▶ [MATERIALS PROVIDED]:
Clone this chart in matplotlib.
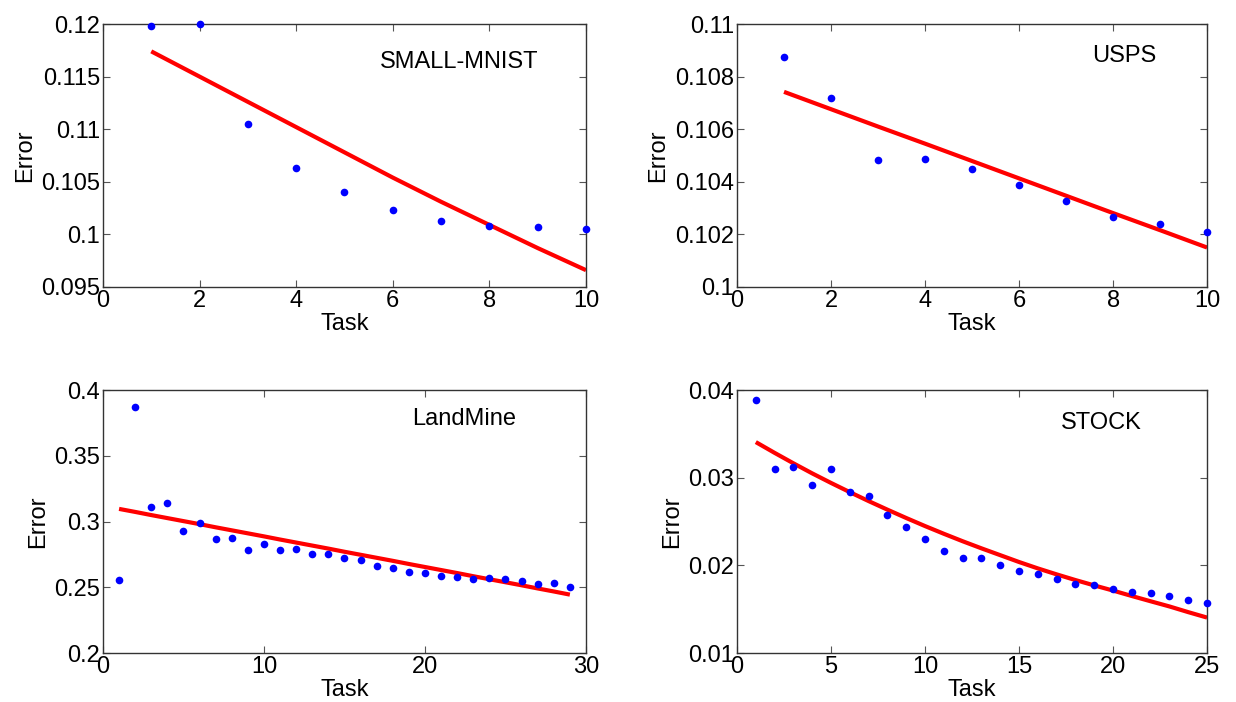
import numpy as np
import matplotlib.pyplot as plt
from matplotlib.ticker import FuncFormatter

plt.rcParams['font.family'] = ['Liberation Sans', 'DejaVu Sans']

# SMALL-MNIST
mnist_task = list(range(1, 11))
mnist_err = [0.11984, 0.1200, 0.11051, 0.10633, 0.10407, 0.10233, 0.10131, 0.10081, 0.10071, 0.10049]
mnist_fit = [0.1174, 0.1150, 0.1126, 0.1102, 0.1078, 0.1054, 0.1031, 0.1009, 0.0987, 0.0966]

# USPS
usps_task = list(range(1, 11))
usps_err = [0.10874, 0.10717, 0.10481, 0.10485, 0.10449, 0.10386, 0.10327, 0.10265, 0.10241, 0.10209]
usps_fit = [0.10742, 0.10676, 0.10610, 0.10545, 0.10479, 0.10413, 0.10347, 0.10281, 0.10216, 0.10150]

# LandMine
land_task = list(range(1, 30))
land_err = [0.2558, 0.3873, 0.3112, 0.3140, 0.2931, 0.2990, 0.2868, 0.2873, 0.2782, 0.2827,
            0.2782, 0.2792, 0.2751, 0.2756, 0.2721, 0.2706, 0.2662, 0.2647, 0.2619, 0.2612,
            0.2586, 0.2579, 0.2563, 0.2571, 0.2561, 0.2548, 0.2525, 0.2533, 0.2505]
land_fit = [0.3096, 0.3073, 0.3049, 0.3026, 0.3003, 0.2980, 0.2956, 0.2933, 0.2910, 0.2887,
            0.2863, 0.2840, 0.2817, 0.2794, 0.2770, 0.2747, 0.2724, 0.2701, 0.2677, 0.2654,
            0.2631, 0.2608, 0.2584, 0.2561, 0.2538, 0.2515, 0.2491, 0.2468, 0.2444]

# STOCK
stock_task = list(range(1, 26))
stock_err = [0.03886, 0.03094, 0.03117, 0.02911, 0.03102, 0.02839, 0.02789, 0.02580, 0.02439, 0.02298,
             0.02169, 0.02089, 0.02089, 0.02009, 0.01940, 0.01898, 0.01841, 0.01792, 0.01773, 0.01727,
             0.01700, 0.01682, 0.01651, 0.01602, 0.01575]
stock_fit = [0.03406, 0.03283, 0.03164, 0.03049, 0.02940, 0.02835, 0.02733, 0.02635, 0.02540, 0.02448,
             0.02360, 0.02275, 0.02194, 0.02116, 0.02038, 0.01965, 0.01897, 0.01832, 0.01771, 0.01712,
             0.01650, 0.01590, 0.01531, 0.01466, 0.01404]

panels = [
    (mnist_task, mnist_err, mnist_fit, 'SMALL-MNIST', (5.73, 0.1164), (0, 10), np.arange(0, 11, 2), (0.095, 0.12), np.linspace(0.095, 0.12, 6)),
    (usps_task, usps_err, usps_fit, 'USPS', (7.55, 0.1088), (0, 10), np.arange(0, 11, 2), (0.1, 0.11), np.linspace(0.1, 0.11, 6)),
    (land_task, land_err, land_fit, 'LandMine', (19.2, 0.378), (0, 30), np.arange(0, 31, 10), (0.2, 0.4), np.linspace(0.2, 0.4, 5)),
    (stock_task, stock_err, stock_fit, 'STOCK', (17.2, 0.03625), (0, 25), np.arange(0, 26, 5), (0.01, 0.04), np.linspace(0.01, 0.04, 4)),
]

positions = [
    [0.0833, 0.5912, 0.3908, 0.3746],
    [0.5963, 0.5912, 0.3803, 0.3746],
    [0.0833, 0.0698, 0.3908, 0.3746],
    [0.5963, 0.0698, 0.3803, 0.3746],
]

fig = plt.figure(figsize=(12.36, 7.02), dpi=100)

for pos, (tx, err, fit, name, tpos, xl, xt, yl, yt) in zip(positions, panels):
    ax = fig.add_axes(pos)
    ax.plot(tx, fit, color='red', lw=3, zorder=2, solid_capstyle='butt')
    ax.plot(tx, err, 'o', color='blue', markersize=5.5, markeredgewidth=0, zorder=3, clip_on=False)
    ax.text(tpos[0], tpos[1], name, fontsize=17, va='center', ha='left')
    ax.set_xlim(xl)
    ax.set_ylim(yl)
    ax.set_xticks(xt)
    ax.set_yticks(yt)
    ax.yaxis.set_major_formatter(FuncFormatter(lambda v, p: '%g' % round(v, 6)))
    ax.xaxis.set_major_formatter(FuncFormatter(lambda v, p: '%g' % v))
    ax.tick_params(direction='in', length=5, width=0.8, color='#555555', labelsize=17,
                   top=True, right=True, pad=2)
    for s in ax.spines.values():
        s.set_color('#333333')
        s.set_linewidth(1)
    ax.set_xlabel('Task', fontsize=17, labelpad=1)
    ax.set_ylabel('Error', fontsize=17, labelpad=4)

plt.savefig('out.png')
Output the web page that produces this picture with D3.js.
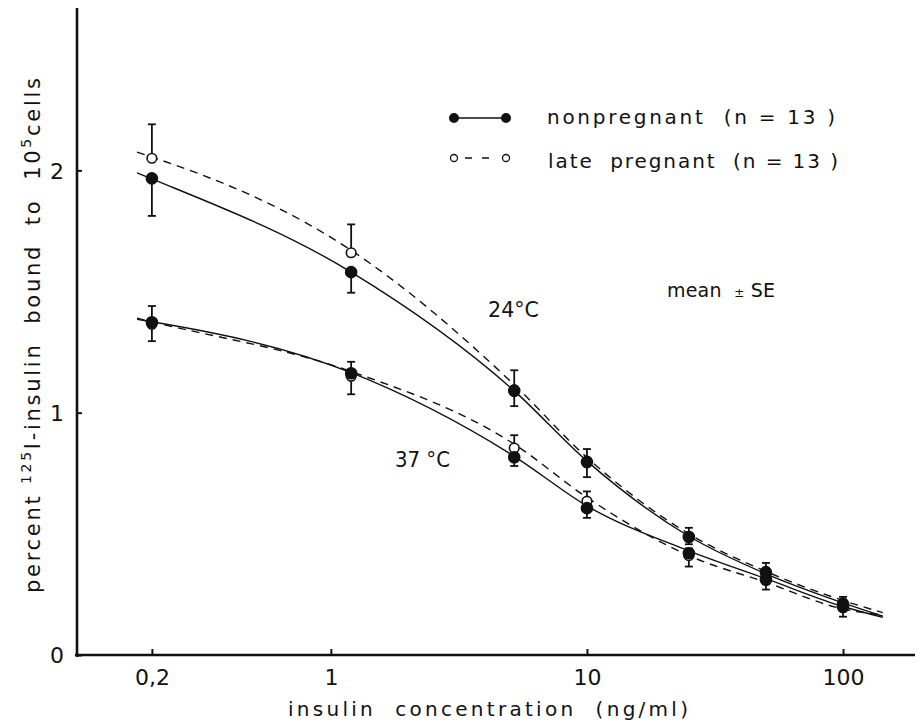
<!DOCTYPE html>
<html>
<head>
<meta charset="utf-8">
<script src="https://cdn.jsdelivr.net/npm/d3@7"></script>
<style>
    body { margin: 0; background: #fff; }
    svg { display: block; }
    text { font-family: "DejaVu Sans", sans-serif; fill: #111; white-space: pre; }
</style>
</head>
<body>
<div id="grafico"></div>
<script>

// insulin concentrations (ng/ml) of the measured points
let concentrations = [0.2, 1.2, 5.2, 10, 25, 50, 100];

// 24 °C, means and SE
let nonpregnant24 = [1.967, 1.58, 1.09, 0.796, 0.487, 0.34, 0.21];
let nonpregnant24SE = [0.155, 0.085, 0.063, 0.062, 0.03, 0.03, 0.02];
let pregnant24 = [2.05, 1.66, 1.095, 0.80, 0.49, 0.345, 0.215];
let pregnant24SE = [0.14, 0.117, 0.08, 0.05, 0.035, 0.035, 0.025];

// 37 °C, means and SE
let nonpregnant37 = [1.373, 1.163, 0.816, 0.606, 0.42, 0.31, 0.198];
let nonpregnant37SE = [0.078, 0.087, 0.036, 0.04, 0.055, 0.04, 0.04];
let pregnant37 = [1.365, 1.15, 0.854, 0.635, 0.41, 0.32, 0.2];
let pregnant37SE = [0.075, 0.06, 0.053, 0.04, 0.03, 0.03, 0.02];

// fitted curves
let fitConcentrations = [0.175, 0.2, 1.2, 5.2, 10, 25, 50, 100, 143];
let fitNonpregnant24 = [1.99, 1.965, 1.58, 1.09, 0.80, 0.49, 0.335, 0.215, 0.16];
let fitPregnant24 = [2.075, 2.055, 1.67, 1.115, 0.815, 0.50, 0.345, 0.225, 0.175];
let fitNonpregnant37 = [1.385, 1.375, 1.165, 0.82, 0.615, 0.43, 0.315, 0.20, 0.155];
let fitPregnant37 = [1.39, 1.375, 1.17, 0.87, 0.65, 0.41, 0.30, 0.19, 0.165];

// axis ticks
let xTicks = [0.2, 1, 10, 100];
let xTickLabels = ["0,2", "1", "10", "100"];
let yTicks = [0, 1, 2];

let width = 918;
let height = 722;

let svg = d3.select("#grafico")
    .append("svg")
    .attr("width", width)
    .attr("height", height);

// scales: log concentration, linear percent bound
let x = d3.scaleLog().domain([0.102, 191]).range([77, 915]);
let y = d3.scaleLinear().domain([0, 2.67]).range([655, 8]);

// axes
let xAxis = svg.append("g")
    .attr("transform", `translate(0, ${y(0)})`)
    .call(d3.axisBottom(x).tickValues(xTicks).tickSizeInner(-6).tickSizeOuter(0)
        .tickFormat((d, i) => xTickLabels[i]));
xAxis.select(".domain").attr("stroke", "#111").attr("stroke-width", 2.6).attr("d", `M${x.range()[0] - 2},0H${x.range()[1]}`);
xAxis.selectAll(".tick line").attr("stroke", "#111").attr("stroke-width", 2);
xAxis.selectAll(".tick text")
    .attr("y", 30)
    .attr("dy", 0)
    .style("font-size", "22px")
    .style("font-family", "DejaVu Sans");

let yAxis = svg.append("g")
    .attr("transform", `translate(${x.range()[0]}, 0)`)
    .call(d3.axisLeft(y).tickValues(yTicks).tickSizeInner(-5).tickSizeOuter(0).tickFormat(d3.format("d")));
yAxis.select(".domain").attr("stroke", "#111").attr("stroke-width", 2.6).attr("d", `M0,${y.range()[1]}V${y(0) + 2}`);
yAxis.selectAll(".tick line").attr("stroke", "#111").attr("stroke-width", 2);
yAxis.selectAll(".tick text")
    .attr("x", -13)
    .attr("dy", "0.36em")
    .style("font-size", "22px")
    .style("font-family", "DejaVu Sans");

// fitted curves
let curve = d3.line()
    .x((d) => x(d[0]))
    .y((d) => y(d[1]))
    .curve(d3.curveMonotoneX);

let curves = [
    { values: fitNonpregnant24, dashed: false },
    { values: fitPregnant24, dashed: true },
    { values: fitNonpregnant37, dashed: false },
    { values: fitPregnant37, dashed: true }
];

svg.append("g")
    .selectAll("path")
    .data(curves)
    .enter().append("path")
    .attr("d", (c) => curve(fitConcentrations.map((v, i) => [v, c.values[i]])))
    .attr("fill", "none")
    .attr("stroke", "#111")
    .attr("stroke-width", 1.4)
    .attr("stroke-dasharray", (c) => c.dashed ? "8,6" : null);

// error bars: open symbols upward, filled symbols downward
let series = [
    { means: pregnant24, se: pregnant24SE, filled: false },
    { means: pregnant37, se: pregnant37SE, filled: false },
    { means: nonpregnant24, se: nonpregnant24SE, filled: true },
    { means: nonpregnant37, se: nonpregnant37SE, filled: true }
];

let points = [];
series.forEach((s) => {
    concentrations.forEach((c, i) => {
        points.push({ c: c, m: s.means[i], se: s.se[i], filled: s.filled });
    });
});

let bars = svg.append("g")
    .selectAll("g")
    .data(points)
    .enter().append("g")
    .attr("stroke", "#111")
    .attr("stroke-width", 1.8);

bars.append("line")
    .attr("x1", (d) => x(d.c))
    .attr("x2", (d) => x(d.c))
    .attr("y1", (d) => y(d.m))
    .attr("y2", (d) => y(d.filled ? d.m - d.se : d.m + d.se));

bars.append("line")
    .attr("x1", (d) => x(d.c) - 4)
    .attr("x2", (d) => x(d.c) + 4)
    .attr("y1", (d) => y(d.filled ? d.m - d.se : d.m + d.se))
    .attr("y2", (d) => y(d.filled ? d.m - d.se : d.m + d.se));

// symbols
svg.append("g")
    .selectAll("circle")
    .data(points)
    .enter().append("circle")
    .attr("cx", (d) => x(d.c))
    .attr("cy", (d) => y(d.m))
    .attr("r", (d) => d.filled ? 5.5 : 4.8)
    .attr("fill", (d) => d.filled ? "#111" : "#fff")
    .attr("stroke", "#111")
    .attr("stroke-width", 1.6);

// legend
let legend = svg.append("g");

legend.append("line")
    .attr("x1", 454).attr("x2", 506).attr("y1", 118).attr("y2", 118)
    .attr("stroke", "#111").attr("stroke-width", 1.5);
legend.selectAll("circle.np")
    .data([454, 506])
    .enter().append("circle")
    .attr("cx", (d) => d).attr("cy", 118).attr("r", 5)
    .attr("fill", "#111");

legend.append("line")
    .attr("x1", 462).attr("x2", 498).attr("y1", 158).attr("y2", 158)
    .attr("stroke", "#111").attr("stroke-width", 1.3)
    .attr("stroke-dasharray", "7,10").attr("stroke-dashoffset", -3);
legend.selectAll("circle.lp")
    .data([454, 506])
    .enter().append("circle")
    .attr("cx", (d) => d).attr("cy", 158).attr("r", 3.5)
    .attr("fill", "#fff").attr("stroke", "#111").attr("stroke-width", 1.3);

legend.append("text")
    .attr("x", 547).attr("y", 124)
    .attr("textLength", 288).attr("lengthAdjust", "spacing")
    .style("font-size", "20px")
    .text("nonpregnant  (n = 13 )");

legend.append("text")
    .attr("x", 548).attr("y", 168)
    .attr("textLength", 290).attr("lengthAdjust", "spacing")
    .style("font-size", "20px")
    .text("late  pregnant  (n = 13 )");

// annotations
let meanLabel = svg.append("text")
    .attr("x", 667).attr("y", 297)
    .attr("textLength", 108).attr("lengthAdjust", "spacing")
    .style("font-size", "19px");
meanLabel.append("tspan").text("mean  ");
meanLabel.append("tspan").style("font-size", "12px").text("±");
meanLabel.append("tspan").text(" SE");

svg.append("text")
    .attr("x", 488).attr("y", 317)
    .attr("textLength", 51).attr("lengthAdjust", "spacingAndGlyphs")
    .style("font-size", "21px")
    .text("24°C");

svg.append("text")
    .attr("x", 395).attr("y", 467)
    .attr("textLength", 55).attr("lengthAdjust", "spacingAndGlyphs")
    .style("font-size", "21px")
    .text("37 °C");

// axis titles
svg.append("text")
    .attr("x", 288).attr("y", 716)
    .attr("textLength", 400).attr("lengthAdjust", "spacing")
    .style("font-size", "20px")
    .text("insulin  concentration  (ng/ml)");

let yTitle = svg.append("text")
    .attr("transform", "translate(40, 593) rotate(-90)")
    .attr("textLength", 515).attr("lengthAdjust", "spacing")
    .style("font-size", "21px");
yTitle.append("tspan").text("percent ");
yTitle.append("tspan").attr("dy", -9).style("font-size", "14px").text("125");
yTitle.append("tspan").attr("dy", 9).text("I-insulin  bound  to  10");
yTitle.append("tspan").attr("dy", -9).style("font-size", "14px").text("5");
yTitle.append("tspan").attr("dy", 9).text("cells");

</script>
</body>
</html>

▶ [WHAT YOU WILL DO]:
Go to the line containing "Output the web" and copy exactly from there through the line containing "let pregnant37SE = [0.075, 0.06, 0.053, 0.04, 0.03, 0.03, 0.02];", both included, and nothing more. Pictures are excluded.

▶ [RESPONSE TO THE EXERCISE]:
Output the web page that produces this picture with D3.js.
<!DOCTYPE html>
<html>
<head>
<meta charset="utf-8">
<script src="https://cdn.jsdelivr.net/npm/d3@7"></script>
<style>
    body { margin: 0; background: #fff; }
    svg { display: block; }
    text { font-family: "DejaVu Sans", sans-serif; fill: #111; white-space: pre; }
</style>
</head>
<body>
<div id="grafico"></div>
<script>

// insulin concentrations (ng/ml) of the measured points
let concentrations = [0.2, 1.2, 5.2, 10, 25, 50, 100];

// 24 °C, means and SE
let nonpregnant24 = [1.967, 1.58, 1.09, 0.796, 0.487, 0.34, 0.21];
let nonpregnant24SE = [0.155, 0.085, 0.063, 0.062, 0.03, 0.03, 0.02];
let pregnant24 = [2.05, 1.66, 1.095, 0.80, 0.49, 0.345, 0.215];
let pregnant24SE = [0.14, 0.117, 0.08, 0.05, 0.035, 0.035, 0.025];

// 37 °C, means and SE
let nonpregnant37 = [1.373, 1.163, 0.816, 0.606, 0.42, 0.31, 0.198];
let nonpregnant37SE = [0.078, 0.087, 0.036, 0.04, 0.055, 0.04, 0.04];
let pregnant37 = [1.365, 1.15, 0.854, 0.635, 0.41, 0.32, 0.2];
let pregnant37SE = [0.075, 0.06, 0.053, 0.04, 0.03, 0.03, 0.02];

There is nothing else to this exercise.